--- start of Data shown ---
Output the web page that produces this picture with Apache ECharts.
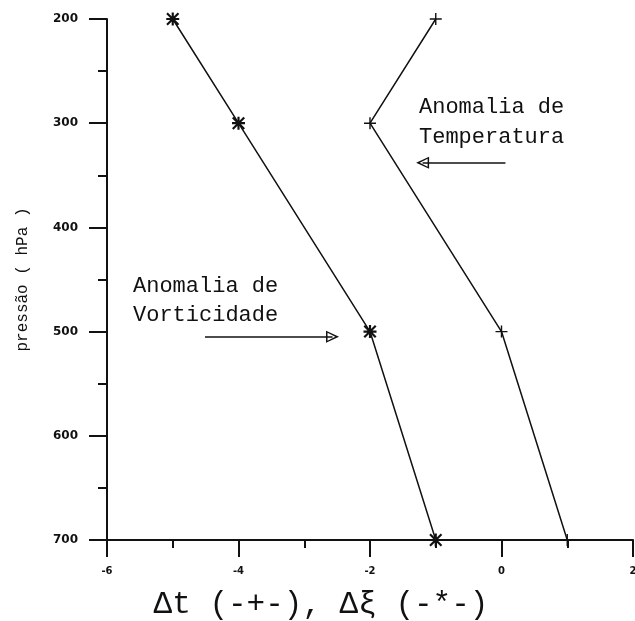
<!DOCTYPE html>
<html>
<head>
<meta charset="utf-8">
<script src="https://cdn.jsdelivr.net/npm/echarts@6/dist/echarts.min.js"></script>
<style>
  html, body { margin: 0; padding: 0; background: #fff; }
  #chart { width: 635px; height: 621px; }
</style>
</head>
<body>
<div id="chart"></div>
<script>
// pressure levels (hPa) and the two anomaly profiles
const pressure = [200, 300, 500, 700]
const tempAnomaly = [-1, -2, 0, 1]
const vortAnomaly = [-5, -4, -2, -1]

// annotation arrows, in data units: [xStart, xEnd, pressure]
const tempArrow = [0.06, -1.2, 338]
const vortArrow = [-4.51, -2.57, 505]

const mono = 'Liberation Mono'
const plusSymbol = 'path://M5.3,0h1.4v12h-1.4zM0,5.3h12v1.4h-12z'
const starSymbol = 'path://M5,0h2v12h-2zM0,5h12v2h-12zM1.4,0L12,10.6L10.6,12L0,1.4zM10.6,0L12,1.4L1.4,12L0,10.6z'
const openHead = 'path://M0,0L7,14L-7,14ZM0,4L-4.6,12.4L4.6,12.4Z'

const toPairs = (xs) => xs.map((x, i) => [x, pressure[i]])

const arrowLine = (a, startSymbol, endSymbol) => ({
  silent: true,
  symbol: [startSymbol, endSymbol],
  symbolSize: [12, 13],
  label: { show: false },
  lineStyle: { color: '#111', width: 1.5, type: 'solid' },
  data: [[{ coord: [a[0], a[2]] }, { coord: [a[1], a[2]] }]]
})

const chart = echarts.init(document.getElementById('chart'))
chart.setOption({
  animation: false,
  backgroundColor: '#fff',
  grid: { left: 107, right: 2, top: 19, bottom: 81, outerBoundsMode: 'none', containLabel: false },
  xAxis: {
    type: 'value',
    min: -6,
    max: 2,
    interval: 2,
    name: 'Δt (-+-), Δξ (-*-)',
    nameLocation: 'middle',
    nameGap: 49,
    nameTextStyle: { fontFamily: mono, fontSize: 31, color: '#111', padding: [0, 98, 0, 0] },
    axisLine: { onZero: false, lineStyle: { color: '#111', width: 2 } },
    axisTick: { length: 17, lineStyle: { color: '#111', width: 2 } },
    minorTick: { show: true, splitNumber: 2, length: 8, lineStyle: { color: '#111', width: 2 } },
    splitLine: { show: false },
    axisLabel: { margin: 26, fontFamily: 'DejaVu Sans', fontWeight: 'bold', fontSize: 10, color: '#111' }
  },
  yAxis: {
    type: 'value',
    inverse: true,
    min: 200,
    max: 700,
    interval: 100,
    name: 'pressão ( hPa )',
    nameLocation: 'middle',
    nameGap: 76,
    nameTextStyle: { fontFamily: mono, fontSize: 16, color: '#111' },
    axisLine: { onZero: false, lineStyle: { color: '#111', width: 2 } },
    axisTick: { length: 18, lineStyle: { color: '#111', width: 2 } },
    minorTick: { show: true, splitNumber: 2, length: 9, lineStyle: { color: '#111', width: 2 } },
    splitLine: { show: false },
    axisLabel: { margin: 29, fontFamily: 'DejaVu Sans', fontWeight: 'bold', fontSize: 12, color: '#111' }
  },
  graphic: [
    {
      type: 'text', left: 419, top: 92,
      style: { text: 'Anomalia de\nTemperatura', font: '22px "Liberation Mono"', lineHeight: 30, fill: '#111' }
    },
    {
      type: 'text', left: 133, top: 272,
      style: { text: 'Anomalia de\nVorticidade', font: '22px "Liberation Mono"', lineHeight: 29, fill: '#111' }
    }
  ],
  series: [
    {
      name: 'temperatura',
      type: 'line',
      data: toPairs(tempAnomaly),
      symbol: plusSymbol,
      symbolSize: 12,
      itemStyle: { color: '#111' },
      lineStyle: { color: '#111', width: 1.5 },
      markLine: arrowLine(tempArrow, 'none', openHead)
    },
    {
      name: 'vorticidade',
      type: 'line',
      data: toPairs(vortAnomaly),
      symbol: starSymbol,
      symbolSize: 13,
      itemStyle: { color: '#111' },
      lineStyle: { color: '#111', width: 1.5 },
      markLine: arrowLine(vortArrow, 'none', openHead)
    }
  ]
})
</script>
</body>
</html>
--- end of Data shown ---
● Work instructions:
Pictures excluded, repeat exactly the lines from the top of the material through the line with "const vortArrow = [-4.51, -2.57, 505]", including both of those lines.

● Exercise solution:
Output the web page that produces this picture with Apache ECharts.
<!DOCTYPE html>
<html>
<head>
<meta charset="utf-8">
<script src="https://cdn.jsdelivr.net/npm/echarts@6/dist/echarts.min.js"></script>
<style>
  html, body { margin: 0; padding: 0; background: #fff; }
  #chart { width: 635px; height: 621px; }
</style>
</head>
<body>
<div id="chart"></div>
<script>
// pressure levels (hPa) and the two anomaly profiles
const pressure = [200, 300, 500, 700]
const tempAnomaly = [-1, -2, 0, 1]
const vortAnomaly = [-5, -4, -2, -1]

// annotation arrows, in data units: [xStart, xEnd, pressure]
const tempArrow = [0.06, -1.2, 338]
const vortArrow = [-4.51, -2.57, 505]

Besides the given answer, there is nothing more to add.